I’m integrating my Rust library with multiple languages, and for basic types like int, bool it works great, but how to pass something like &[u8] or Vec<u8> ?
For example I have similar function like this

pub fn generate_data() -> Vec<u8> {
   // returning Vec<u8>
}

And I need to call this from C/C++ and receive byte array. Main concern for me: is it going to mess with Rust’s memory model or it is doable without unsafe thing?
Thanks!


#2

You can’t take data pointer from C and return it to Rust as Vec. Only Rust can allocate a Vec, because it’s always freed using Rust’s own private allocator. If you want to return a Vec, you’ll have to copy the data into it first.

There’s CVec for allowing Rust to use malloc-allocated data.

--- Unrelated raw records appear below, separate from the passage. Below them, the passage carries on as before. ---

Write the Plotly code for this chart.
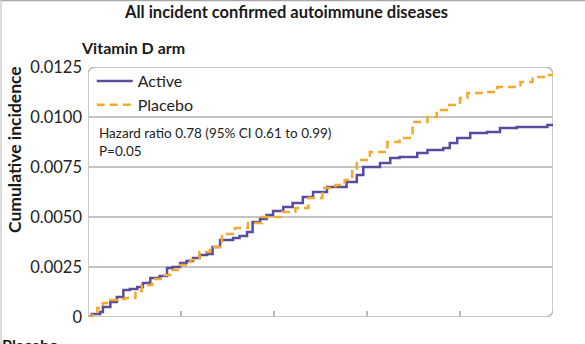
import plotly.graph_objects as go

# Data (years, cumulative incidence), step functions
active_t = [0, 0.04, 0.13, 0.16, 0.24, 0.31, 0.38, 0.45, 0.53, 0.59, 0.67, 0.77, 0.85, 0.91,
            0.99, 1.06, 1.13, 1.20, 1.28, 1.34, 1.42, 1.56, 1.63, 1.71, 1.77, 1.85, 1.92, 1.99,
            2.10, 2.20, 2.31, 2.42, 2.57, 2.78, 2.89, 2.96, 3.14, 3.25, 3.35, 3.54, 3.65, 3.82,
            3.89, 3.97, 4.11, 4.29, 4.43, 4.61, 4.94, 5.0]
active_v = [0, 0.00015, 0.00025, 0.0005, 0.00075, 0.001, 0.00135, 0.0014, 0.0015, 0.0017,
            0.00195, 0.00205, 0.00245, 0.0025, 0.0027, 0.0028, 0.00295, 0.0031, 0.00315, 0.0035,
            0.00385, 0.00395, 0.00405, 0.00425, 0.00475, 0.0049, 0.0051, 0.0053, 0.0055, 0.0057,
            0.006, 0.00625, 0.0065, 0.00675, 0.0071, 0.0075, 0.0077, 0.00795, 0.008, 0.0082,
            0.00835, 0.00845, 0.0087, 0.00895, 0.0092, 0.00925, 0.00945, 0.0095, 0.0096, 0.00965]

placebo_t = [0, 0.05, 0.10, 0.16, 0.24, 0.32, 0.40, 0.51, 0.58, 0.69, 0.80, 0.88, 0.99, 1.10,
             1.20, 1.31, 1.44, 1.58, 1.72, 1.87, 2.09, 2.23, 2.37, 2.52, 2.66, 2.76, 2.84, 2.89,
             3.03, 3.22, 3.35, 3.49, 3.65, 3.75, 3.86, 4.00, 4.08, 4.25, 4.40, 4.65, 4.78, 4.94, 5.0]
placebo_v = [0, 0.00025, 0.00045, 0.0007, 0.00085, 0.0009, 0.00095, 0.0013, 0.0016, 0.0019,
             0.0021, 0.00235, 0.0026, 0.00285, 0.00325, 0.0035, 0.00415, 0.00445, 0.0047, 0.005,
             0.00525, 0.00545, 0.00595, 0.00645, 0.0066, 0.00685, 0.00735, 0.00785, 0.00825,
             0.00875, 0.00895, 0.00975, 0.01, 0.01035, 0.0106, 0.01095, 0.0112, 0.01125, 0.0115,
             0.01175, 0.012, 0.0121, 0.0121]

y_ticks = [0, 0.0025, 0.0050, 0.0075, 0.0100, 0.0125]
y_labels = ["0", "0.0025", "0.0050", "0.0075", "0.0100", "0.0125"]
x_ticks = [1, 2, 3, 4]

PURPLE = "#5b4b9f"
ORANGE = "#f2a92c"
GRAY = "#b9b9b9"
FONT = "Lato"

fig = go.Figure()
fig.add_trace(go.Scatter(x=active_t, y=active_v, mode="lines", name="Active",
                         line=dict(color=PURPLE, width=2.5, shape="hv"), cliponaxis=False))
fig.add_trace(go.Scatter(x=placebo_t, y=placebo_v, mode="lines", name="Placebo",
                         line=dict(color=ORANGE, width=2.5, shape="hv", dash="8px,5px"),
                         cliponaxis=False))

X1, Y1 = 5, 0.0125
rx, ry = 0.09, 0.0004
frame = (f"M 0,0 L 0,{Y1-ry} Q 0,{Y1} {rx},{Y1} L {X1-rx},{Y1} Q {X1},{Y1} {X1},{Y1-ry} "
         f"L {X1},{ry} Q {X1},0 {X1-rx},0 Z")
fig.add_shape(type="path", path=frame, xref="x", yref="y",
              line=dict(color=GRAY, width=1.5), layer="below")

# Thin page border lines at top and left
fig.add_shape(type="line", xref="paper", yref="paper", x0=-0.2, x1=1.1, y0=1.266, y1=1.266,
              line=dict(color="#a8a8a8", width=1.5))
fig.add_shape(type="line", xref="paper", yref="paper", x0=-0.187, x1=-0.187, y0=-0.2, y1=1.27,
              line=dict(color="#d0d0d0", width=1.5))

fig.update_layout(
    width=585, height=344,
    margin=dict(l=88, r=32, t=67, b=27),
    paper_bgcolor="white", plot_bgcolor="white",
    font=dict(family=FONT, color="#222222"),
    showlegend=True,
    legend=dict(x=0.008, y=1.012, xanchor="left", yanchor="top",
                bgcolor="rgba(0,0,0,0)", font=dict(size=16, color="#222"),
                itemwidth=36, tracegroupgap=0),
    xaxis=dict(range=[0, 5], tickvals=x_ticks, showticklabels=False, ticks="inside",
               ticklen=6, tickcolor=GRAY, tickwidth=1.5, showgrid=False, zeroline=False,
               showline=False),
    yaxis=dict(range=[0, 0.0125], tickvals=y_ticks, ticktext=y_labels, showgrid=True,
               gridcolor="#c4c4c4", gridwidth=1.5, zeroline=False, showline=False,
               tickfont=dict(size=16.5, color="#222"), ticks="", ticklabelstandoff=5),
    annotations=[
        dict(text="<b>All incident confirmed autoimmune diseases</b>", xref="paper", yref="paper",
             x=0.426, y=1.22, xanchor="center", yanchor="middle", showarrow=False,
             font=dict(size=16.5, color="#1a1a1a")),
        dict(text="<b>Vitamin D arm</b>", xref="paper", yref="paper",
             x=-0.02, y=1.076, xanchor="left", yanchor="middle", showarrow=False,
             font=dict(size=16, color="#1a1a1a")),
        dict(text="<b>Cumulative incidence</b>", xref="paper", yref="paper",
             x=-0.158, y=0.67, xanchor="center", yanchor="middle", textangle=-90,
             showarrow=False, font=dict(size=17.5, color="#1a1a1a")),
        dict(text="Hazard ratio 0.78 (95% CI 0.61 to 0.99)<br>P=0.05", xref="paper", yref="paper",
             x=0.02, y=0.702, xanchor="left", yanchor="middle", align="left", showarrow=False,
             font=dict(size=13.5, color="#222")),
        dict(text="<b>Placebo</b>", xref="paper", yref="paper",
             x=-0.19, y=-0.065, xanchor="left", yanchor="top", showarrow=False,
             font=dict(size=16, color="#1a1a1a")),
    ],
)

fig.write_html("out.html")
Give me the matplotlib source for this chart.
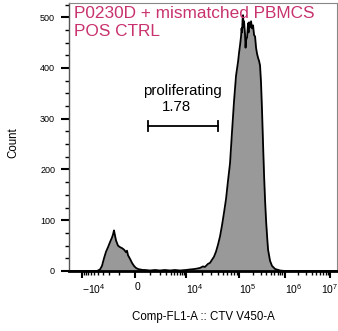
import numpy as np
import matplotlib
matplotlib.use('Agg')
import matplotlib.pyplot as plt

plt.rcParams['font.family'] = ['Liberation Sans', 'DejaVu Sans']
plt.rcParams['mathtext.fontset'] = 'custom'
plt.rcParams['mathtext.rm'] = 'Liberation Sans'
plt.rcParams['mathtext.it'] = 'Liberation Sans:italic'
plt.rcParams['mathtext.bf'] = 'Liberation Sans:bold'

# histogram: CTV intensity vs count
ctv = [-17600, -6340, -4230, -3550, -3160, -2800, -2480, -2190, -1930, -1700, -1590,
       -1490, -1390, -1290, -1120, -955, -800, -660, -531, -468, -406, -287, -171,
       -57, 59, 177, 298, 488, 624, 1000, 1470, 2040, 2830, 3850, 5200, 7010,
       10000, 11900, 14800, 18400, 20900, 22800, 26000, 28400, 30900, 33700,
       36800, 40200, 43800, 47800, 52100, 56900, 62000, 67600, 73800, 80500,
       87800, 95700, 100000, 105200, 110600, 113500, 116400, 119400, 122400,
       125500, 128800, 135500, 139000, 142500, 150000, 157700, 161800, 165900,
       174500, 183500, 193100, 203100, 213600, 225000, 236300, 248600, 261500,
       275000, 289400, 304400, 320200, 337000, 354300, 372700, 392100, 412000,
       434000, 480000, 531000, 619000, 796000, 1020000, 14200000]
count = [0, 0, 0, 3, 10, 25, 38, 47, 57, 66, 72,
         80, 70, 60, 50, 47, 45, 42, 37, 40, 31, 24, 16,
         10, 6, 4, 3, 2, 2, 1, 2, 1, 2, 1, 2, 1,
         2, 3, 4, 6, 9, 8, 14, 16, 22, 28,
         38, 52, 68, 90, 115, 142, 178, 212, 275, 335,
         385, 412, 430, 445, 462, 478, 470, 495, 504,
         480, 492, 465, 440, 455, 460, 488, 470, 490,
         480, 492, 478, 484, 465, 462, 440, 428, 420,
         414, 405, 370, 315, 250, 190, 140, 100, 70,
         42, 20, 10, 4, 1, 0, 0]

tick_vals = [-1e4, 0, 1e4, 1e5, 1e6, 1e7]
tick_labels = ['$\\mathregular{-10^{4}}$', '0', '$\\mathregular{10^{4}}$',
               '$\\mathregular{10^{5}}$', '$\\mathregular{10^{6}}$', '$\\mathregular{10^{7}}$']
gate = [840, 40200]
gate_level = 285
gate_name = 'proliferating'
gate_pct = '1.78'

# biexponential-like display scale (FlowJo style), in decades from zero
W = 1000.0
anchor_vals = np.array([-1e5, -1e4, 0, 1e4, 1e5, 1e6, 1e7, 1e8])
anchor_u = np.array([-2.33, -1.165, 0, 1.12, 2.286, 3.286, 4.286, 5.286])
anchor_t = np.arcsinh(anchor_vals / W)


def biex_fwd(x):
    return np.interp(np.arcsinh(np.asarray(x, dtype=float) / W), anchor_t, anchor_u)


def biex_inv(u):
    return W * np.sinh(np.interp(np.asarray(u, dtype=float), anchor_u, anchor_t))


fig = plt.figure(figsize=(3.38, 3.31), dpi=100)
ax = fig.add_axes([69 / 338, 60 / 331, 268 / 338, 268 / 331])
ax.set_xscale('function', functions=(biex_fwd, biex_inv))

ax.fill_between(ctv, count, color='#999999', lw=0)
ax.plot(ctv, count, color='black', lw=1.3)

ax.set_xlim(-17600, 14200000)
ax.set_ylim(0, 528)

ax.set_xticks(tick_vals)
ax.set_xticklabels(tick_labels, fontsize=7.5)
xlabels = ax.get_xticklabels()
for lbl in xlabels[:-1]:
    lbl.set_ha('left')
xlabels[-1].set_ha('center')
minor = ([-k * 1e3 for k in range(1, 10)] + [k * 1e3 for k in range(1, 10)] +
         [k * 10 ** d for d in (4, 5, 6) for k in range(2, 10)])
ax.set_xticks(minor, minor=True)
ax.set_yticks([0, 100, 200, 300, 400, 500])
ax.set_yticks(np.arange(0, 528, 25), minor=True)
ax.tick_params(axis='y', which='major', length=6, width=1.5, labelsize=6.5, pad=4)
ax.tick_params(axis='y', which='minor', length=3, width=1)
ax.tick_params(axis='x', which='major', length=5, width=1.5, pad=3)
ax.tick_params(axis='x', which='minor', length=3, width=1)

for s in ('top', 'right'):
    ax.spines[s].set_color('#888888')
    ax.spines[s].set_linewidth(0.8)
ax.spines['left'].set_color('#555555')
ax.spines['left'].set_linewidth(1)
ax.spines['bottom'].set_linewidth(2)

ax.set_xlabel('Comp-FL1-A :: CTV V450-A', fontsize=8.3)
ax.xaxis.set_label_coords(0.5, -0.15)
ax.set_ylabel('Count', fontsize=8.3)
ax.yaxis.set_label_coords(-0.185, 0.48)

ax.text(0.019, 0.99, 'P0230D + mismatched PBMCS\nPOS CTRL', transform=ax.transAxes,
        ha='left', va='top', fontsize=12.4, color='#c8326e', linespacing=1.25)

# gate bracket
ax.plot(gate, [gate_level, gate_level], color='black', lw=1.3)
ax.plot([gate[0], gate[0]], [gate_level - 10, gate_level + 10], color='black', lw=1.3)
ax.plot([gate[1], gate[1]], [gate_level - 10, gate_level + 10], color='black', lw=1.3)
ax.text(7870, 354, gate_name, ha='center', va='center', fontsize=10.8)
ax.text(5520, 324, gate_pct, ha='center', va='center', fontsize=10.8)

fig.savefig('out.png', dpi=100)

&[u8] is a type that means “you never ever have to worry about freeing it”, so you can return it from a function only as &'static [u8] if C leaked that memory or it’s from a global/static variable in C, but that’s rather rare.


#3

thanks for replay @kornel
So I can write something like this

pub fn generate_data() -> &'static [u8] {
   // returning &[u8]
}

And use it as a byte buffer pointer from C/C++ ?
If I got it right, ownership for the data passed with static lifetime would be on C/C++ for memory cleanup right?


#4

If you want to return Rust allocated memory, then you’ll need to export a function to free it as well, which the C code can call. Here’s a quick example:

#[repr(C)]
struct Buffer {
    data: *mut u8,
    len: usize,
}

extern "C" fn generate_data() -> Buffer {
    let mut buf = vec![0; 512].into_boxed_slice();
    let data = buf.as_mut_ptr();
    let len = buf.len();
    std::mem::forget(buf);
    Buffer { data, len }
}

extern "C" fn free_buf(buf: Buffer) {
    let s = unsafe { std::slice::from_raw_parts_mut(buf.data, buf.len) };
    let s = s.as_mut_ptr();
    unsafe {
        Box::from_raw(s);
    }
}

You may want to consider having the Rust code take an externally allocated buffer instead, so that its (de)allocation is handled elsewhere.

As noted upthread, the important thing is to not mix up the different allocators.


#5

Sorry, I misread which direction you want to pass the data.

C doesn’t understand Rust slices, so you can’t give them to C at all. For passing data to C you have to use raw C pointers, like *const u8.

But careful with raw pointers, because they are unsafe, just like in C. Use-after-free and dangling pointers to stack variables are possible. So when you get a pointer to a Rust object, you must ensure it’s not a temporary on stack (i.e. use Box to allocate it on the heap), and make sure Rust won’t free it while C is still using it (that’s why @vitalyd’s example has mem::forget()).

Box::into_raw() and Box::from_raw() is a good pair giving pointers to C and getting them back to release the memory.

Lifetimes don’t pass ownership. Lifetimes don’t do anything in a running program. Lifetimes only describe to the compiler what would happen to the memory anyway (they’re like assert()). 'static informs the compiler that nobody will free this memory, it’s leaked and there’s no cleanup.